Aboriginal Australian language of Western Australia

The Wunambal language, also known as Northern Worrorran, Gamberre, or Gambera, is a moribund Australian Aboriginal language of Western Australia. It has several dialects, including Yiiji, Gunin, Miwa, and Wilawila (with Gaambera and Wunambal also distinguished as separate). It is spoken by the Wunambal people.

Wunambal is one of three Worrorran languages, the others being (Western) Worrorra and Ngarinyin (Eastern Worrorra, or Ungarinjin).

As of 2020, "Wunambal Gaambera" is part of a language revival project.

==Classification==
Wunambal is a noun-classifying language that is part of the family of Northern Kimberley languages spoken by the Worrorra people of the north-west Kimberleys in Australia, an area home to remnant groups of Aboriginal Australians. It is one of three Worrorran languages, the others being (Western) Worrorra and Ngarinyin (Eastern Worrorra, or Ungarinjin), all of the "Northern Kimberley Division".

It has been classified by linguists as non-Pama-Nyungan; "Other adjacent non-Pama-Nyungan language families are Nyulnyulan to the south-west, Bunuban to the south, and Jarrakan to the east." Linguists classify Wunambal and its dialects as pronominal prefixing languages. Some have distinguished three sub-groupings of Worrorran as Wunambalic, Ungarinyinic, and Worrorric, further distinguished as Northern, Central and Southern. It is a polysynthetic language that is distinct in that "all of the linguistic varieties in the Worrorran language family have noun classes" and "verbs that take subject and object prefixes".

Wunambal has several dialects, some of which may sometimes be treated as separate languages:

- Wunambal proper (5 speakers in 2005)
- Gamberre (extinct by 2016)
- Kwini (Gunin) (1 speaker in 2005)
- Miwa (Bagu) (extinct)
- Yiidji (Forrest River) (maybe 10 speakers in 2005)
- ? Wilawila (extinct)
- ? Ginan (extinct)

Bowern (2012) lists three Northern Worrorran languages: Wunambal proper, Gamberre, and Gunin.

==Alternative names==
Other names and spellings for Wunambal include Jeidji, Jeithi, Unambal, Wumnabal, Wunambullu, Yeidji, Yeithi.

== History ==
Wunambal's earliest noted documentation was in the early 20th century by J.R.B. Love.

Aboriginal peoples have occupied the Kimberleys for at least 40,000 years. The Wunambal peoples are members of their territory's descent group, and they are part of what is characterized as 'clan estates.' Their particular estate is termed guraa, inclusive of the Wunambal people and the Gaambera people.

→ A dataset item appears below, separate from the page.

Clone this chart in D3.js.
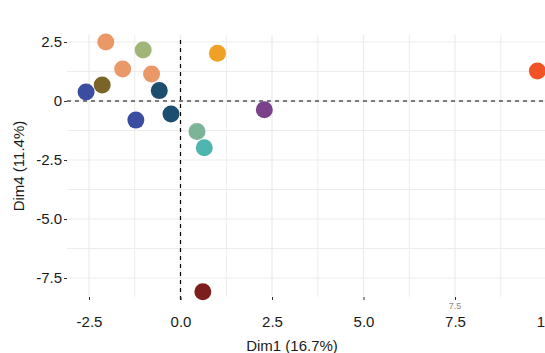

After noted contact with Europeans, Worrorran peoples consisted of around 300. There were fewer than ten speakers of the Wunambal language in 2009.

===Language revival===
As of 2020, Wunambal Gaambera is listed as one of twenty languages prioritised as part of the Priority Languages Support Project, being undertaken by First Languages Australia and funded by the Department of Communications and the Arts. The project aims to "identify and document critically-endangered languages—those languages for which little or no documentation exists, where no recordings have previously been made, but where there are living speakers".

== Geographic distribution ==

=== Official status ===
Wunambal was originally spoken by the Worrorra people, who migrated from their original lands in the west Kimberley area from 1956. A continuum of these speakers ranges from "north of the Prince Regent River" to "as far north as Mt. Trafalgar".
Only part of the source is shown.